January 18, 2017: Three days from now, on January 20, Donald Trump will be sworn in as President of the United States. But the new President’s battle against the Planned Parenthood abortion industry has already begun. Last September, at the height of the electoral campaign, the New York magnate launched a Pro-Life Coalition with American organizations that battle against abortion. Hence the promise to approve the Pain-Capable Unborn Child Protection Act law that impedes the practice of abortion on fetuses that already feel pain, blocked up to now by the obstructionism of the Democrats.
And, finally, Trump guaranteed that, once elected President, he would abolish the financing of Planned Parenthood with public funds, hit in the summer of 2015 by a grave scandal connected with the sale of aborted fetuses. After receiving support from outgoing President Barack Obama and Hillary Clinton, Planned Parenthood might now see the end of its El Dorado.
Republican Paul Ryan, President of the House of Representatives, said that such defunding is in a bill now under debate in the Congress.
However, the road is expected to be difficult. According to an annual report presented by the two branches of the US Congress, Planned Parenthood receives funding from several government sources.
According to the organization, 75% of its funding comes from Medicaid, a program to pay the medical expenses of low-income patients.
Another source of funding comes from Title X Family Planning, a government program of birth-control aids for poor families.
This is the core of the problem.
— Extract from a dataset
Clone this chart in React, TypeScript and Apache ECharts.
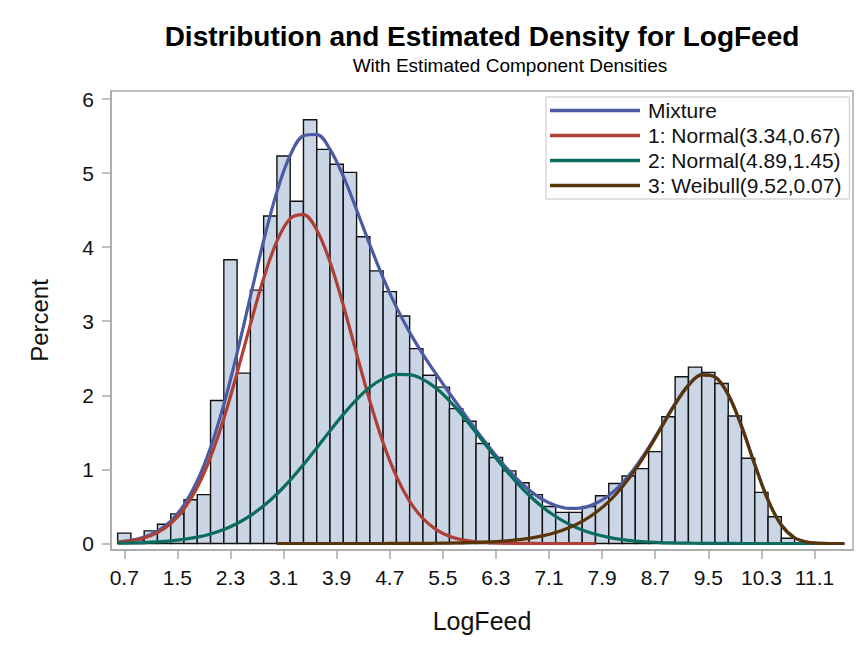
import React, { useEffect, useRef } from "react";
import * as echarts from "echarts";

// Histogram (bin midpoints, percent)
const binMidpoints = [
  0.7, 0.9, 1.1, 1.3, 1.5, 1.7, 1.9, 2.1, 2.3, 2.5, 2.7, 2.9, 3.1, 3.3, 3.5, 3.7, 3.9, 4.1, 4.3, 4.5,
  4.7, 4.9, 5.1, 5.3, 5.5, 5.7, 5.9, 6.1, 6.3, 6.5, 6.7, 6.9, 7.1, 7.3, 7.5, 7.7, 7.9, 8.1, 8.3, 8.5,
  8.7, 8.9, 9.1, 9.3, 9.5, 9.7, 9.9, 10.1, 10.3, 10.5, 10.7,
];
const binPercents = [
  0.14, 0.05, 0.17, 0.26, 0.40, 0.59, 0.66, 1.93, 3.83, 2.30, 3.42, 4.42, 5.23, 4.62, 5.72, 5.32, 5.12, 5.01, 4.14, 3.68,
  3.40, 3.07, 2.63, 2.27, 2.11, 1.82, 1.65, 1.35, 1.16, 0.98, 0.82, 0.66, 0.50, 0.42, 0.42, 0.50, 0.645, 0.81, 0.91, 1.01,
  1.24, 1.71, 2.25, 2.38, 2.31, 2.16, 1.72, 1.15, 0.69, 0.36, 0.07,
];
const binWidth = 0.2;

// Density curves (percent scale), sampled along LogFeed
const curveX = [
  0.6, 0.8, 1.0, 1.2, 1.4, 1.6, 1.8, 2.0, 2.2, 2.4, 2.6, 2.8, 3.0, 3.2, 3.4, 3.6, 3.8, 4.0, 4.2, 4.4,
  4.6, 4.8, 5.0, 5.2, 5.4, 5.6, 5.8, 6.0, 6.2, 6.4, 6.6, 6.8, 7.0, 7.2, 7.4, 7.6, 7.8, 8.0, 8.2, 8.4,
  8.6, 8.8, 9.0, 9.2, 9.4, 9.6, 9.8, 10.0, 10.2, 10.4, 10.6, 10.8, 11.0, 11.2, 11.4, 11.55,
];
const mixtureY = [
  0.020, 0.043, 0.087, 0.167, 0.302, 0.520, 0.843, 1.294, 1.876, 2.572, 3.333, 4.088, 4.750, 5.240, 5.503, 5.521, 5.320, 4.958, 4.505, 4.032,
  3.586, 3.191, 2.850, 2.554, 2.285, 2.028, 1.779, 1.533, 1.298, 1.079, 0.886, 0.722, 0.596, 0.513, 0.474, 0.481, 0.539, 0.648, 0.811, 1.029,
  1.293, 1.589, 1.887, 2.138, 2.279, 2.249, 2.010, 1.584, 1.065, 0.585, 0.249, 0.077, 0.016, 0.002, 0.000, 0.000,
];
const normal1Y = [
  0.016, 0.036, 0.075, 0.146, 0.268, 0.465, 0.758, 1.165, 1.687, 2.302, 2.957, 3.580, 4.082, 4.385, 4.438, 4.231, 3.800, 3.215, 2.562, 1.924,
  1.361, 0.907, 0.569, 0.337, 0.188, 0.098, 0.049, 0.023, 0.010, 0.004, 0.002, 0.001, 0, 0, 0, 0, 0, null, null, null,
  null, null, null, null, null, null, null, null, null, null, null, null, null, null, null, null,
];
const normal2Y = [
  0.004, 0.007, 0.012, 0.021, 0.034, 0.055, 0.085, 0.129, 0.189, 0.270, 0.376, 0.508, 0.668, 0.855, 1.065, 1.290, 1.520, 1.743, 1.943, 2.108,
  2.225, 2.284, 2.280, 2.215, 2.094, 1.925, 1.721, 1.497, 1.267, 1.043, 0.836, 0.651, 0.493, 0.364, 0.261, 0.182, 0.124, 0.082, 0.052, 0.033,
  0.020, 0.012, 0.007, 0.004, 0.002, 0.001, 0.001, 0, 0, 0, 0, 0, 0, 0, 0, 0,
];
const weibullY = [
  null, null, null, null, null, null, null, null, null, null, null, null, 0, 0, 0, 0, 0, 0, 0, 0,
  0, 0.001, 0.001, 0.002, 0.003, 0.005, 0.009, 0.013, 0.021, 0.032, 0.048, 0.070, 0.103, 0.149, 0.213, 0.299, 0.415, 0.566, 0.759, 0.996,
  1.273, 1.577, 1.880, 2.134, 2.277, 2.248, 2.009, 1.584, 1.065, 0.585, 0.249, 0.077, 0.016, 0.002, 0, 0,
];

const xTickValues = [0.7, 1.5, 2.3, 3.1, 3.9, 4.7, 5.5, 6.3, 7.1, 7.9, 8.7, 9.5, 10.3, 11.1];
const yTickValues = [0, 1, 2, 3, 4, 5, 6];

const seriesNames = ["Mixture", "1: Normal(3.34,0.67)", "2: Normal(4.89,1.45)", "3: Weibull(9.52,0.07)"];
const seriesColors = ["#4a5ba4", "#ad3f35", "#0b6c60", "#5a3409"];

const FONT = "'Liberation Sans', Arial, Helvetica, sans-serif";

function toPairs(ys: (number | null)[]) {
  const out: number[][] = [];
  ys.forEach((y, i) => {
    if (y !== null) out.push([curveX[i], y]);
  });
  return out;
}

export default function App() {
  const ref = useRef<HTMLDivElement>(null);

  useEffect(() => {
    if (!ref.current) return;
    const chart = echarts.init(ref.current, undefined, { renderer: "svg" });
    const curves = [mixtureY, normal1Y, normal2Y, weibullY];
    const axisGray = "#a9a9a9";

    chart.setOption({
      animation: false,
      backgroundColor: "#ffffff",
      title: [
        {
          text: "Distribution and Estimated Density for LogFeed",
          left: 477,
          top: 17,
          textAlign: "center",
          textStyle: { fontFamily: FONT, fontSize: 28, fontWeight: "bold", color: "#000" },
        },
        {
          text: "With Estimated Component Densities",
          left: 505,
          top: 51,
          textAlign: "center",
          textStyle: { fontFamily: FONT, fontSize: 19, fontWeight: "normal", color: "#000" },
        },
      ],
      legend: {
        orient: "vertical",
        left: 546,
        top: 97,
        padding: [3, 8, 3, 4],
        itemWidth: 90,
        itemHeight: 3.5,
        itemGap: 4,
        icon: "rect",
        borderColor: "#c4c4c4",
        borderWidth: 1,
        backgroundColor: "#ffffff",
        data: seriesNames,
        textStyle: { fontFamily: FONT, fontSize: 21, color: "#111", lineHeight: 21, padding: [0, 0, 0, 3] },
      },
      grid: {
        left: 111,
        right: 6,
        top: 91,
        bottom: 96,
        show: true,
        borderColor: axisGray,
        borderWidth: 1.5,
        backgroundColor: "transparent",
      },
      xAxis: {
        type: "value",
        min: 0.5,
        max: 11.68,
        name: "LogFeed",
        nameLocation: "middle",
        nameGap: 58,
        nameTextStyle: { fontFamily: FONT, fontSize: 25, color: "#111" },
        axisLine: { show: true, onZero: false, lineStyle: { color: axisGray, width: 1.5 } },
        axisTick: { show: true, length: 9, customValues: xTickValues, lineStyle: { color: axisGray, width: 1.5 } },
        axisLabel: {
          customValues: xTickValues,
          margin: 17,
          fontFamily: FONT,
          fontSize: 21,
          color: "#111",
          formatter: (v: number) => v.toFixed(1),
        },
        splitLine: { show: false },
      },
      yAxis: {
        type: "value",
        min: -0.088,
        max: 6.108,
        name: "Percent",
        nameLocation: "middle",
        nameGap: 60,
        nameTextStyle: { fontFamily: FONT, fontSize: 24, color: "#111" },
        axisLine: { show: true, onZero: false, lineStyle: { color: axisGray, width: 1.5 } },
        axisTick: { show: true, length: 9, customValues: yTickValues, lineStyle: { color: axisGray, width: 1.5 } },
        axisLabel: {
          customValues: yTickValues,
          margin: 17,
          fontFamily: FONT,
          fontSize: 21,
          color: "#111",
        },
        splitLine: { show: false },
      },
      series: [
        {
          type: "custom",
          name: "Histogram",
          z: 1,
          data: binMidpoints.map((m, i) => [m, binPercents[i]]),
          encode: { x: 0, y: 1 },
          renderItem: (_params: any, api: any) => {
            const mid = api.value(0);
            const pct = api.value(1);
            const tl = api.coord([mid - binWidth / 2, pct]);
            const br = api.coord([mid + binWidth / 2, 0]);
            return {
              type: "rect",
              shape: { x: tl[0], y: tl[1], width: br[0] - tl[0], height: br[1] - tl[1] },
              style: { fill: "#cad5e6", stroke: "#111", lineWidth: 1.4 },
            };
          },
        },
        ...curves.map((ys, k) => ({
          type: "line",
          name: seriesNames[k],
          data: toPairs(ys),
          z: 2 + k,
          smooth: 0.35,
          symbol: "none",
          showSymbol: false,
          color: seriesColors[k],
          itemStyle: { color: seriesColors[k] },
          lineStyle: { color: seriesColors[k], width: 3.2 },
        })),
      ],
    });

    return () => chart.dispose();
  }, []);

  return (
    <div
      ref={ref}
      style={{ position: "absolute", left: 0, top: 0, width: 859, height: 646, background: "#fff" }}
    />
  );
}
The law from which the two programs stem impedes their being modified. In fact, Federal Courts have blocked some States from meddling in Medicaid to leave Planned Parenthood dry of public resources. Texas succeeded in this attempt, where, as a consequence of this legislative initiative, there has been a 1.9% increase in births covered by the health service.
The Republicans will try to follow the Texan example. To do so, they need 51 votes in the Senate, where at present they have 52. However, the risk is strong, in as much as at least three Republican Senators are anything but willing to take up arms against the abortion industry.
Instead, a majority of the American people in fact do not intend to give up their battle against Planned Parenthood. More than 5,000 people took part last Saturday in a Walk for Life, a march held every year in Nebraska to affirm the right to life.
The wind that blew on the marchers whipped their faces and represented, symbolically, the change of mentality that is invading the United States. Interpreted thus is the closing over the last two months of five of Planned Parenthood’s clinics, three in Pennsylvania and two in Massachusetts. According to a press release of the organization, the reason is to be found in the fact that “the needs of patients have changed.”